What makes Planck's constant interesting is that it introduces the concept of quantization. This means that certain properties, such as energy and angular momentum, can only take on discrete values instead of a continuous spectrum.

The unit of Planck's constant is energy multiplied by time. More specifically, in fundamental units, it can be expressed as \[kg \, m^2 \, s^{-1}\].

• \(kg\): refers to kilograms, which is a unit of mass.
• \(m^2\): stands for square meters, which is a measurement of area.
• \(s^{-1}\): indicates the inverse of seconds, which is a measure of one over time.

This combination of units makes \(\hbar\) a measure of how energy and time interact in the micro-world. Understanding it is essential to grasp the broader implications of quantum mechanics.

The moment of inertia is a key concept in understanding rotational motion. It is essentially a measure of how difficult it is to change the rotation of an object, depending on how its mass is distributed.

When you think of the moment of inertia, think of it as the rotational "equivalent" to mass in linear motion. The more moment of inertia an object has, the harder it is to spin or to stop spinning.
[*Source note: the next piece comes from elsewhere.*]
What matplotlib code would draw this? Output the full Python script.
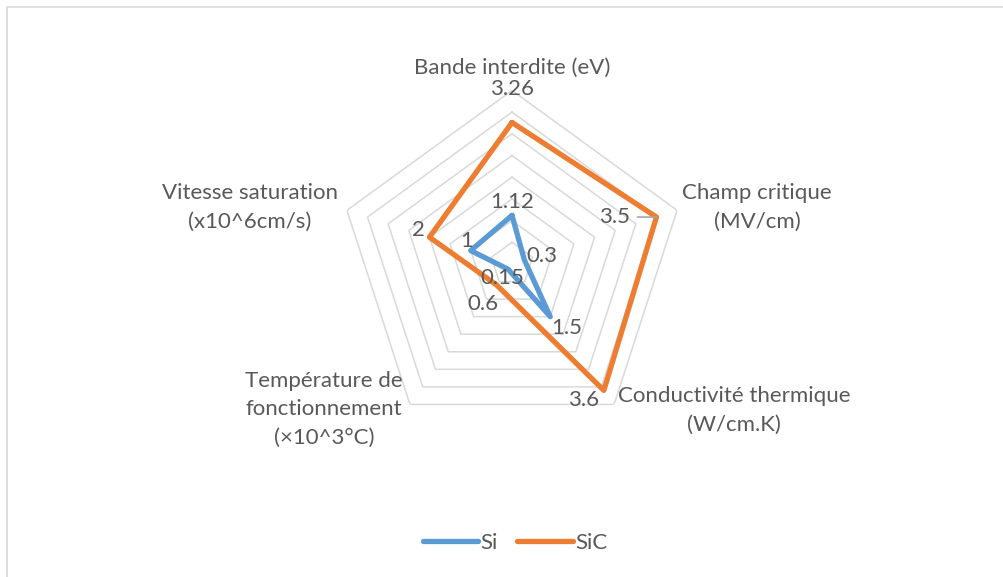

Its unit, \(kg \, m^2\), reflects this idea:

• \(kg\): captures the mass component.
• \(m^2\): expresses how the mass is spaced out as it depends on the distance from the axis of rotation.

Allocating the mass further away from the axis increases the moment of inertia, making the object more resistant to rotational change. Understanding this concept is pivotal in fields ranging from engineering to physics.

Energy can be thought of as the ability to do work or produce change. It exists in various forms, such as kinetic, potential, thermal, and more. In physics, energy is often explained in terms of its units, which relay how energy interacts with mass, distance, and time.

In the International System of Units (SI), the basic unit of energy is the joule, symbolized as \(J\). The joule is defined as \(kg \, m^2 \, s^{-2}\). This unit conveys:

• \(kg\): mass, which plays a key role in the amount of energy necessary to influence a change.
• \(m^2\): distance, as energy often involves motion across space.
• \(s^{-2}\): time, as energy processes generally spread or compress across time increments.

When calculations simplify to these units, understanding and comparing different energies becomes straightforward. This is why finding that \(\frac{\hbar^2}{I}\) translates into the unit of a joule affirms that it holds an equivalent dimension in the realm of energy.